— É uma cobra? — questiona uma transeunte.
— O que são esses bichos? — pergunta outra.
Na tarde desta terça-feira (19), duas cobras gigantescas que emergiam do espelho d’água da Redenção não passaram despercebidas. Todos que transitavam pelo local, de um jeito ou de outro, ficavam impactados. Alguns, olhavam com curiosidade e seguiam o seu trajeto. Outros, paravam a sua caminhada ou pedalada e circulavam a instalação tentando entender do que se tratavam aqueles seres enormes. Compreendendo ou não o significado, a maioria decidia tirar uma foto.
Rita Piven, aposentada, que andava de bicicleta pelo parque, chega perto da reportagem e pergunta:
— Posso pedir um favor? Tira uma foto minha para eu mandar para a minha filha que mora em San Diego? Mas pega a bicicleta e as cobras no fundo. As duas.
Ela conta que assistiu, mais cedo, na televisão, uma matéria sobre a instalação artística e decidiu ir até o local ver os bichos de perto. E aprovou a obra, classificando-a como “maravilhosa”.
As cobras que estão na Redenção compõem a obra Entidades, do artista indígena roraimense Jaider Esbell. Representando a fertilidade e a fartura, os animais gigantes, na simbologia do povo Makuxi, trabalham incessantemente para proteger, alertar e manter vivos os povos originários. As criaturas que eram, originalmente, uma pintura foram transformadas em balões luminosos e estarão esperando pela visita do público até o próximo dia 31, dentro da programação do 28º Porto Alegre em Cena.
A social media Mylena Borges, que se abaixava próxima à água, procurando o melhor ângulo para fazer uma foto das cobras com o seu celular, não sabia que a instalação estaria na Redenção até deparar com ela.
— Achei incrível. Amo quando tem umas intervenções assim, saindo do normal — conta ela.
Gerações
Antônio Carlos Brock, aposentado, passou de manhã pelo espelho d’água. Achou curioso e decidiu ir em casa buscar o neto Pietro, de cinco anos, que veio de Canoas visitar o avô, para ir ver as criaturas gigantes que saíam das águas.
— Não entendi bem o significado, mas achei muito bonito. Movimenta a cultura, o comércio. Pessoal tá todo admirando, tirando foto — ressalta Brock.
Perguntado se não tinha medo das cobras, Pietro diz:
— Não, achei muito legal. Mas, de verdade, bem “gandi”, eu tenho medo.

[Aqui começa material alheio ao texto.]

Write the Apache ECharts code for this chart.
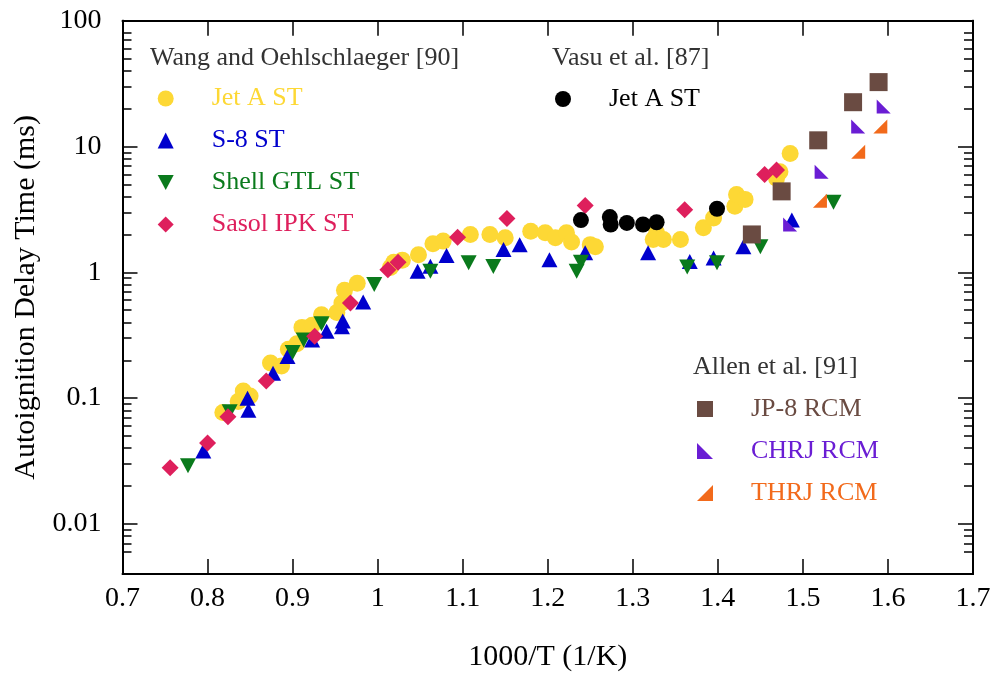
<!DOCTYPE html>
<html>
<head>
<meta charset="utf-8">
<script src="https://cdn.jsdelivr.net/npm/echarts@6/dist/echarts.min.js"></script>
<style>
  html, body { margin: 0; padding: 0; background: #fff; }
  #main { width: 995px; height: 679px; }
</style>
</head>
<body>
<div id="main"></div>
<script>
// [1000/T, delay (ms)]
var jetAWang = [
  [0.818,0.077],[0.836,0.094],[0.842,0.114],[0.850,0.104],[0.874,0.19],[0.887,0.18],
  [0.895,0.245],[0.905,0.27],[0.911,0.365],[0.923,0.38],[0.934,0.46],[0.952,0.48],
  [0.958,0.57],[0.961,0.72],[0.976,0.82],[1.015,1.09],[1.019,1.2],[1.029,1.25],
  [1.048,1.38],[1.065,1.69],[1.077,1.77],[1.109,2.0],[1.132,2.0],[1.150,1.88],
  [1.180,2.12],[1.197,2.06],[1.209,1.88],[1.222,2.06],[1.228,1.74],[1.250,1.66],
  [1.256,1.6],[1.324,1.82],[1.328,2.06],[1.336,1.82],[1.356,1.82],[1.383,2.26],
  [1.395,2.7],[1.420,3.35],[1.422,4.15],[1.432,3.8],[1.469,5.6],[1.473,6.3],[1.485,8.8]
];
var s8 = [
  [0.795,0.038],[0.847,0.10],[0.848,0.080],[0.877,0.158],[0.894,0.214],[0.923,0.29],
  [0.940,0.34],[0.958,0.37],[0.959,0.41],[0.983,0.58],[1.047,1.02],[1.062,1.12],
  [1.081,1.36],[1.148,1.52],[1.167,1.66],[1.202,1.26],[1.244,1.43],[1.318,1.43],
  [1.367,1.22],[1.395,1.3],[1.430,1.6],[1.487,2.6]
];
var shellGtl = [
  [0.777,0.029],[0.826,0.078],[0.900,0.23],[0.913,0.29],[0.934,0.39],[0.996,0.80],
  [1.062,1.02],[1.107,1.19],[1.136,1.11],[1.234,1.02],[1.239,1.2],[1.364,1.1],
  [1.399,1.19],[1.450,1.6],[1.536,3.6]
];
var sasolIpk = [
  [0.756,0.028],[0.800,0.044],[0.824,0.071],[0.869,0.137],[0.926,0.31],[0.968,0.57],
  [1.012,1.05],[1.024,1.2],[1.094,1.9],[1.152,2.68],[1.244,3.39],[1.361,3.15],
  [1.455,6.0],[1.469,6.5]
];
var jetAVasu = [
  [1.239,2.6],[1.273,2.75],[1.274,2.4],[1.293,2.47],[1.312,2.4],[1.328,2.5],[1.399,3.2]
];
var jp8 = [[1.440,2.0],[1.475,4.4],[1.518,11.2],[1.559,22.5],[1.589,32.5]];
var chrj = [[1.485,2.4],[1.522,6.3],[1.565,14.4],[1.595,20.8]];
var thrj = [[1.520,3.7],[1.565,9.1],[1.591,14.4]];

var yMajor = [0.01, 0.1, 1, 10, 100];
var yMinor = [0.005,0.006,0.007,0.008,0.009,
  0.02,0.03,0.04,0.05,0.06,0.07,0.08,0.09,
  0.2,0.3,0.4,0.5,0.6,0.7,0.8,0.9,
  2,3,4,5,6,7,8,9,
  20,30,40,50,60,70,80,90];

var FONT = '"Liberation Serif", "Times New Roman", serif';
var C = {
  yellow: '#fdd835', blue: '#0000cd', green: '#0a7a1c', red: '#de1f5c',
  black: '#000000', brown: '#6a4b42', purple: '#6a1dd4', orange: '#f26a1b'
};
var triDown = 'path://M0,0 L10,0 L5,9.4 Z';
var triLeft = 'path://M0,0 L0,10 L10,10 Z';
var triRight = 'path://M10,0 L10,10 L0,10 Z';

function yAx(pos, ticks, len, labels) {
  return {
    type: 'log', position: pos, min: 0.004, max: 100,
    axisLine: { show: true, onZero: false, lineStyle: { color: '#000', width: 2 } },
    axisTick: { show: true, inside: true, length: len, customValues: ticks,
      lineStyle: { color: '#000', width: 1.5 } },
    axisLabel: { show: true, customValues: ticks, margin: 21, fontSize: 28,
      color: labels ? '#000' : 'rgba(0,0,0,0)', fontFamily: FONT },
    splitLine: { show: false }
  };
}
function xAx(pos, labels) {
  return {
    type: 'value', position: pos, min: 0.7, max: 1.7, interval: 0.1,
    axisLine: { show: true, onZero: false, lineStyle: { color: '#000', width: 2 } },
    axisTick: { show: true, inside: true, length: 15, lineStyle: { color: '#000', width: 1.5 } },
    axisLabel: labels ? { show: true, margin: 11, fontSize: 28, color: '#000', fontFamily: FONT } : { show: false },
    splitLine: { show: false }
  };
}

var myChart = echarts.init(document.getElementById('main'));

var xBottom = xAx('bottom', true);
xBottom.name = '1000/T (1/K)';
xBottom.nameLocation = 'middle';
xBottom.nameGap = 68;
xBottom.nameTextStyle = { fontSize: 30, color: '#000', fontFamily: FONT };

var yLeft = yAx('left', yMajor, 15, true);
yLeft.name = 'Autoignition Delay Time (ms)';
yLeft.nameLocation = 'middle';
yLeft.nameGap = 80;
yLeft.nameTextStyle = { fontSize: 30, color: '#000', fontFamily: FONT };

function ser(name, data, symbol, size, color, yIdx) {
  return {
    name: name, type: 'scatter', data: data, symbol: symbol, symbolSize: size,
    itemStyle: { color: color, opacity: 1 }, xAxisIndex: 0, yAxisIndex: yIdx || 0
  };
}

function legendItems(names, colors) {
  return names.map(function (n, i) { return { name: n, textStyle: { color: colors[i] } }; });
}
function legend(left, top, names, colors) {
  return {
    orient: 'vertical', left: left, top: top, padding: 0, itemGap: 16,
    itemWidth: 16, itemHeight: 16, selectedMode: false,
    textStyle: { fontSize: 26, lineHeight: 26, fontFamily: FONT, padding: [0, 0, 0, 33] },
    data: legendItems(names, colors)
  };
}

var option = {
  animation: false,
  backgroundColor: '#fff',
  textStyle: { fontFamily: FONT },
  grid: { left: 122.5, right: 22, top: 20.7, bottom: 105, containLabel: false, outerBoundsMode: 'none' },
  xAxis: [xBottom, xAx('top', false)],
  yAxis: [yLeft, yAx('left', yMinor, 9, false), yAx('right', yMajor, 15, false), yAx('right', yMinor, 9, false)],
  legend: [
    legend(157.7, 85.5, ['Jet A ST', 'S-8 ST', 'Shell GTL ST', 'Sasol IPK ST'],
      [C.yellow, C.blue, C.green, C.red]),
    legend(555, 86, ['Jet A ST '], [C.black]),
    legend(697, 396, ['JP-8 RCM', 'CHRJ RCM', 'THRJ RCM'], [C.brown, C.purple, C.orange])
  ],
  graphic: [
    { type: 'text', x: 150, y: 58, style: { text: 'Wang and Oehlschlaeger [90]', fill: '#333',
      font: '26px ' + FONT, verticalAlign: 'middle' } },
    { type: 'text', x: 552, y: 58, style: { text: 'Vasu et al. [87]', fill: '#333',
      font: '26px ' + FONT, verticalAlign: 'middle' } },
    { type: 'text', x: 693, y: 367, style: { text: 'Allen et al. [91]', fill: '#333',
      font: '26px ' + FONT, verticalAlign: 'middle' } }
  ],
  series: [
    ser('Jet A ST', jetAWang, 'circle', 17, C.yellow),
    ser('S-8 ST', s8, 'triangle', [16, 15], C.blue),
    ser('Shell GTL ST', shellGtl, triDown, [16, 15], C.green),
    ser('Sasol IPK ST', sasolIpk, 'diamond', 17, C.red),
    ser('Jet A ST ', jetAVasu, 'circle', 16, C.black),
    ser('JP-8 RCM', jp8, 'rect', 18, C.brown),
    ser('CHRJ RCM', chrj, triLeft, 14, C.purple),
    ser('THRJ RCM', thrj, triRight, 14, C.orange),
    // empty series keep the tick-only axes alive
    { type: 'scatter', data: [], yAxisIndex: 1, silent: true },
    { type: 'scatter', data: [], yAxisIndex: 2, silent: true },
    { type: 'scatter', data: [], yAxisIndex: 3, silent: true }
  ]
};
myChart.setOption(option);
</script>
</body>
</html>
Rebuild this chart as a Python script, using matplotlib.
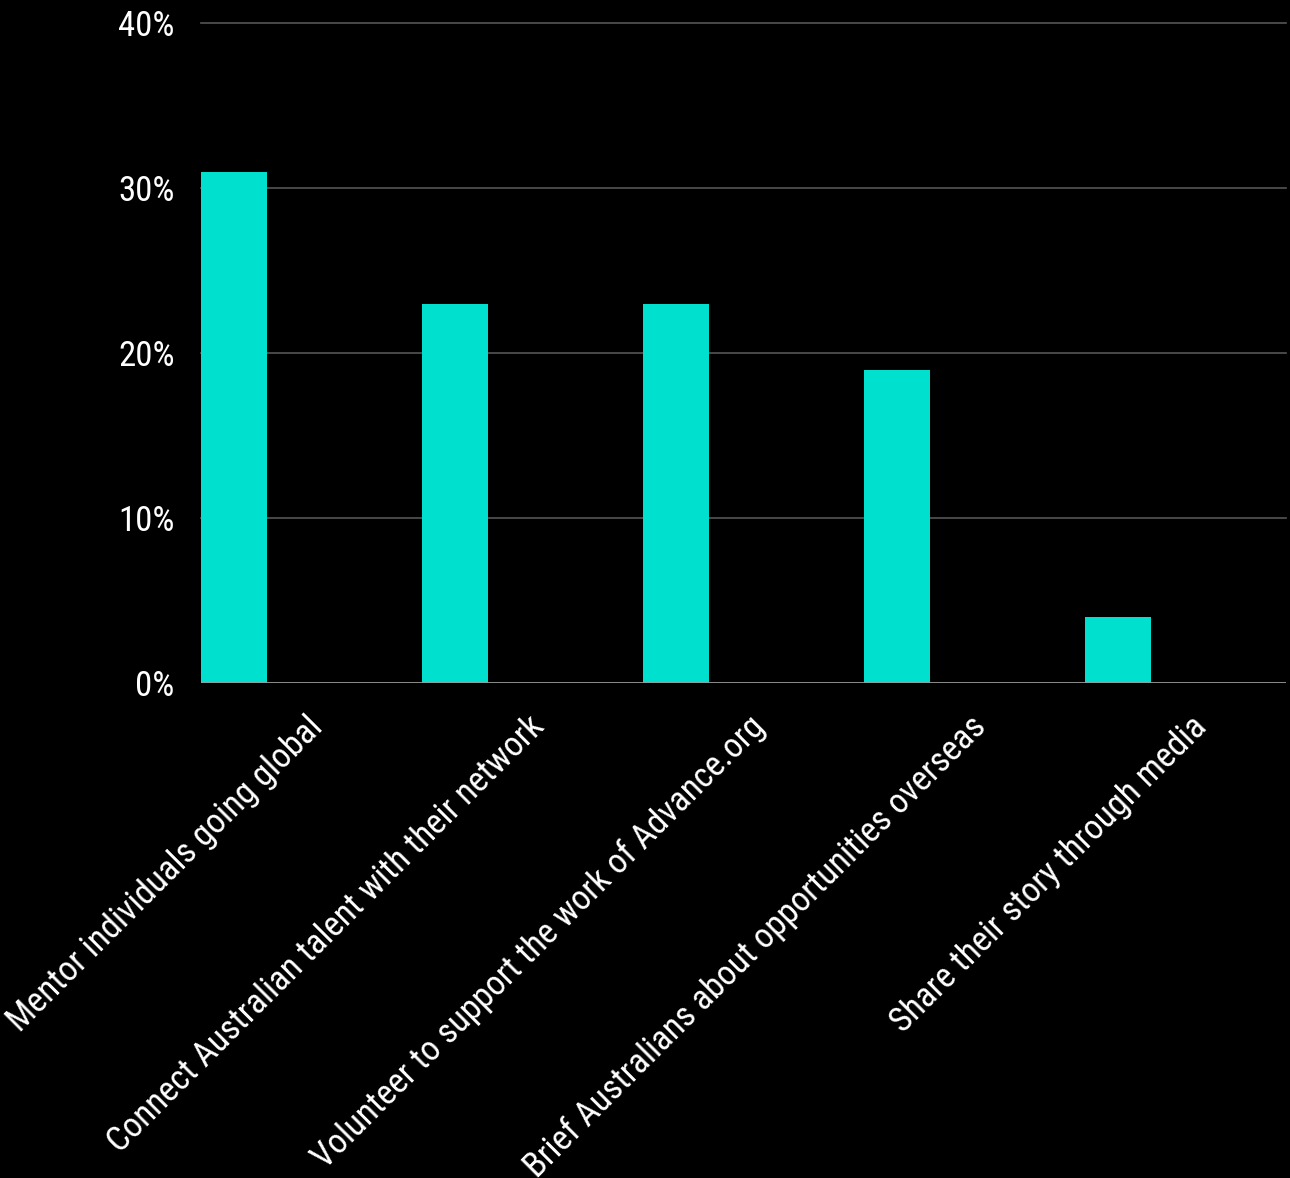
import numpy as np
import matplotlib
matplotlib.use('Agg')
import matplotlib.pyplot as plt
from matplotlib import font_manager

categories = [
    'Mentor individuals going global',
    'Connect Australian talent with their network',
    'Volunteer to support the work of Advance.org',
    'Brief Australians about opportunities overseas',
    'Share their story through media',
]
shares = [31, 23, 23, 19, 4]
y_ticks = [0, 10, 20, 30, 40]
y_tick_labels = ['0%', '10%', '20%', '30%', '40%']

BAR = '#00e0cf'
BG = '#000000'


def pick_font():
    for name in ['Roboto Condensed', 'Roboto']:
        try:
            font_manager.findfont(font_manager.FontProperties(family=name), fallback_to_default=False)
            return name
        except ValueError:
            continue
    return 'DejaVu Sans'


family = pick_font()
plt.rcParams['font.family'] = [family, 'DejaVu Sans']

fig = plt.figure(figsize=(12.9, 11.78), dpi=100, facecolor=BG)
ax = fig.add_axes([201 / 1290, 1 - 683 / 1178, 1085 / 1290, 660 / 1178])
ax.set_facecolor(BG)

x = np.arange(len(categories))
ax.bar(x - 0.5, shares, width=0.3, align='edge', color=BAR, zorder=3)

ax.set_xlim(-0.5, -0.5 + 1085 / 221)
ax.set_ylim(0, 40)
ax.set_yticks(y_ticks)
ax.set_yticklabels(y_tick_labels)
ax.set_xticks(x)
ax.set_xticklabels([])

# slanted category labels, right end anchored under each slot centre
for xi, name in zip(x, categories):
    ax.annotate(name, xy=(xi, 0), xytext=(4.5, -28), textcoords='offset points',
                rotation=45, rotation_mode='anchor', ha='right', va='center',
                color='white', fontsize=25, annotation_clip=False)

for v in y_ticks[1:]:
    ax.axhline(v, color='#555555', lw=1.2, zorder=1, clip_on=False)
ax.axhline(0, color='#9a9a9a', lw=2, zorder=4)

for s in ax.spines.values():
    s.set_visible(False)
ax.tick_params(axis='both', length=0, colors='white', labelsize=25)
ax.tick_params(axis='y', pad=19)

fig.savefig('out.png', dpi=100, facecolor=BG)
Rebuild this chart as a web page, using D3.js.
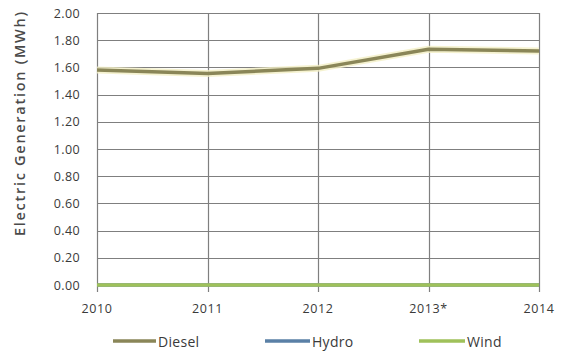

Outra família, representada por três gerações, também ficou curiosa com as criaturas. A aposentada Nora Muller, acompanhada da filha Tielle e da neta Maria Tereza, de três meses, tentavam entender o que a obra representava. A matriarca se encantou quando descobriu que a origem das cobras era indígena, diretamente de Roraima:
— É fantástica. Sou descendente de índia e, então, foi por isso que gostei. Tudo que é indígena me chama a atenção, mexe comigo.
Segundo o diretor-geral do Porto Alegre em Cena, Fernando Zugno, a obra Entidades representa “um novo momento” na programação do festival.
— Interessa muito para a gente, neste momento, poder pensar outras formas de ocupar a cidade, uma vez que ainda estamos vivendo uma pandemia e temos a preocupação de não aglomerar. E a maneira que a gente queria ocupar a cidade era com obras grandiosas, de trabalhos que esteticamente fossem potentes, que enchessem os olhos e que não passassem batidas — explica Zugno, reforçando que as cobras, para os povos originários, são protetoras da floresta e representam a fertilidade.
O diretor-geral do evento, inclusive, ressalta que colocar a instalação na Redenção faz um contraponto com o Monumento ao Expedicionário.
— Temos um monumento que é símbolo de guerra e, no outro ponto, durante o Porto Alegre em Cena, pelo menos, um monumento que é símbolo de fertilização, de proteção da floresta, da vida, dos conhecimentos e dos povos da floresta e da natureza — enfatiza.